Le FN a beau jeu de s’appuyer sur la réalité. Les alternances et les différentes cohabitations se traduisent par une désindustrialisation du pays, des privatisations en cascade, la casse des services publics. Au nom de la baisse des déficits publics, les différents gouvernements vont s’employer à réduire toujours plus la dépense publique. Au nom de l’emploi, ces mêmes gouvernements vont multiplier les exonérations de cotisations sociales patronales. Sans que la situation économique et sociale ne s’améliore ou que le chômage recule durablement mais en expliquant doctement que l’on ne peut faire autrement sous peine de ruiner le pays.
Le pouvoir d’achat régresse, les services publics refluent : classes d’école, hôpitaux, gares, postes… des petites villes perdent tout ou presque et le remplacement du franc par l’euro va accentuer le renchérissement du coût de la vie. La retraite à 60 ans n’aura duré que dix ans. Pourtant, la démonstration sera faite en 1987, 2000, 2008, 2020 : lorsqu’il s’agit de sauver les intérêts des banques et des puissants, il est possible de déroger aux règles intangibles et de trouver des milliards et des milliards.

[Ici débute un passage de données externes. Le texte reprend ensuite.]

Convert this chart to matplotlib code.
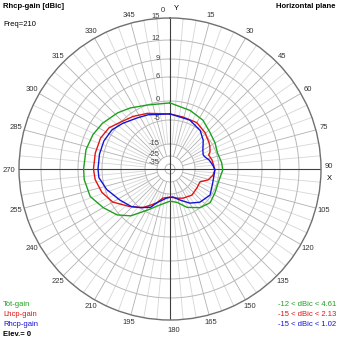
import numpy as np
import matplotlib
matplotlib.use('Agg')
import matplotlib.pyplot as plt

plt.rcParams['font.family'] = ['Liberation Sans', 'DejaVu Sans']

# ring values (dBic) and where they sit on the chart (outer ring = 151)
ring_db = [-45, -35, -25, -15, -5, 0, 6, 9, 12, 15]
ring_r = [0, 5, 13, 25, 49, 68, 92, 110, 129, 151]
ring_labels = [-35, -25, -15, -5, 0, 6, 9, 12, 15]

# horizontal plane pattern, azimuth in degrees (0 = Y, clockwise)
tot_az = [0, 19, 34, 47, 60, 71, 83, 91, 105, 118, 130, 142, 156, 168, 180, 195,
          209, 220, 229, 240, 251, 263, 270, 283, 294, 304, 317, 327, 340]
tot_db = [-0.5, -1.6, -2.4, -3.6, -4.2, -4.7, -4.2, -4.0, -4.7, -4.5, -4.1, -5.0, -7.9,
          -11.2, -12.0, -10.0, -5.8, -1.8, 0.5, 2.3, 4.1, 4.61, 4.6, 4.55, 4.1, 3.4,
          2.2, 1.2, 0.0]

lhcp_az = [0, 14, 30, 44, 56, 61, 67, 70, 78, 91, 98, 106, 113, 125, 140, 156, 166,
           180, 194, 201, 207, 215, 227, 240, 251, 262, 270, 282, 294, 304, 313, 325, 338]
lhcp_db = [-3.4, -3.8, -3.8, -4.6, -5.8, -6.4, -7.3, -8.3, -7.5, -6.7, -7.3, -8.9,
           -11.8, -11.7, -11.2, -12.1, -12.9, -13.7, -12.9, -10.4, -8.7, -5.8, -3.4,
           -0.5, 1.0, 1.9, 2.13, 2.1, 2.0, 1.4, 0.1, -1.0, -2.1]

rhcp_az = [0, 22, 38, 49, 52, 60, 67, 71, 77, 85, 91, 108, 123, 138, 150, 162, 174,
           186, 201, 207, 218, 226, 238, 252, 263, 270, 282, 293, 304, 314, 327, 338]
rhcp_db = [-3.4, -4.0, -5.0, -7.1, -7.9, -9.6, -10.4, -10.0, -8.7, -7.5, -6.7, -6.7,
           -5.5, -6.8, -9.0, -11.8, -13.7, -13.3, -10.4, -7.5, -5.0, -3.7, -2.4, -0.4,
           0.9, 1.0, 1.02, 0.95, 0.5, -0.6, -1.9, -2.5]

green = '#1ea01e'
red = '#e01414'
blue = '#1414d2'


def fwd(v):
    return np.interp(v, ring_db, ring_r)


def inv(r):
    return np.interp(r, ring_r, ring_db)


def closed(az, db):
    t = np.radians(az + az[:1])
    return t, np.array(db + db[:1])


W = 339
CX, CY, R = 170, 169, 151
fig = plt.figure(figsize=(W / 100, W / 100), dpi=100)
fig.patch.set_facecolor('white')
ax = fig.add_axes([(CX - R) / W, (W - CY - R) / W, 2 * R / W, 2 * R / W], projection='polar')
ax.set_theta_zero_location('N')
ax.set_theta_direction(-1)
ax.set_rscale('function', functions=(fwd, inv))
ax.set_rlim(-45, 15)
ax.set_xticks([])
ax.set_yticks([])
ax.grid(False)
ax.spines['polar'].set_edgecolor('#707070')
ax.spines['polar'].set_linewidth(1.0)

# grid: rings, 5 deg spokes, 15 deg spokes
th = np.linspace(0, 2 * np.pi, 721)
for v in ring_labels[:-1]:
    ax.plot(th, np.full_like(th, v), color='#b8b8b8', lw=0.7, zorder=1)
for a in range(0, 360, 5):
    if a % 15:
        ax.plot([np.radians(a)] * 2, [-15, 15], color='#d6d6d6', lw=0.6, zorder=0.5)
    else:
        ax.plot([np.radians(a)] * 2, [-25, 15], color='#b0b0b0', lw=0.6, zorder=0.8)
for a in (0, 90, 180, 270):
    ax.plot([np.radians(a)] * 2, [-45, 15], color='#404040', lw=0.8, zorder=1.5)


def px(x, y, s, **kw):
    kw.setdefault('fontsize', 5.5)
    fig.text(x / W, 1 - y / W, s, **kw)


# ring labels just left of the vertical axis
for v in ring_labels:
    y = CY - fwd(v) - 1
    px(160, y, str(v), ha='right', va='center', color='#444444', zorder=3)

# curves
for az, db, c in ((tot_az, tot_db, green), (lhcp_az, lhcp_db, red), (rhcp_az, rhcp_db, blue)):
    t, d = closed(az, db)
    ax.plot(t, d, color=c, lw=1.0, zorder=4)

# azimuth labels
for a in range(15, 360, 15):
    if a in (90, 180, 270):
        continue
    x = CX + 159 * np.sin(np.radians(a))
    y = CY - 159 * np.cos(np.radians(a))
    px(x, y, str(a), color='#333333', ha='center', va='center')

px(163, 11, '0', ha='center', va='center', color='#333333')
px(176, 9, 'Y', ha='center', va='center', color='black')
px(329, 167, '90', ha='center', va='center', color='#333333')
px(329, 178, 'X', ha='center', va='center', color='black')
px(174, 330, '180', ha='center', va='center', color='#333333')
px(9, 170, '270', ha='center', va='center', color='#333333')

px(3, 7, 'Rhcp-gain [dBic]', ha='left', va='center', fontweight='bold')
px(3, 24, 'Freq=210', ha='left', va='center')
px(336, 7, 'Horizontal plane', ha='right', va='center', fontweight='bold')

px(3, 304, 'Tot-gain', ha='left', va='center', color=green)
px(3, 314, 'Lhcp-gain', ha='left', va='center', color=red)
px(3, 324, 'Rhcp-gain', ha='left', va='center', color=blue)
px(3, 335, 'Elev.= 0', ha='left', va='center', color='black', fontweight='bold')

px(336, 304, '-12 < dBic < %.2f' % max(tot_db), ha='right', va='center', color=green)
px(336, 314, '-15 < dBic < %.2f' % max(lhcp_db), ha='right', va='center', color=red)
px(336, 324, '-15 < dBic < %.2f' % max(rhcp_db), ha='right', va='center', color=blue)

fig.savefig('out.png', dpi=100, facecolor='white')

À l’élection présidentielle de 1988, Jean-Marie Le Pen regroupe 4 millions d’électeurs et frôle les 15 %. Il les dépasse à celle de 1995. La même année, au premier tour des municipales, le FN atteint parfois 30 % des voix, notamment en banlieue parisienne et en Provence-Alpes-Côte d’Azur. Il remporte les mairies de Toulon, Marignane et Orange, auxquelles vient s’ajouter Vitrolles en février 1997, à la faveur d’une élection partielle. Aux législatives de 1997, puis aux régionales de 1998, pour la première fois, le score moyen du FN atteint celui de Jean-Marie Le Pen aux scrutins présidentiels. Une dynamique de frontisation du lepénisme qui sera brisée par la dissidence sans avenir de Bruno Mégret.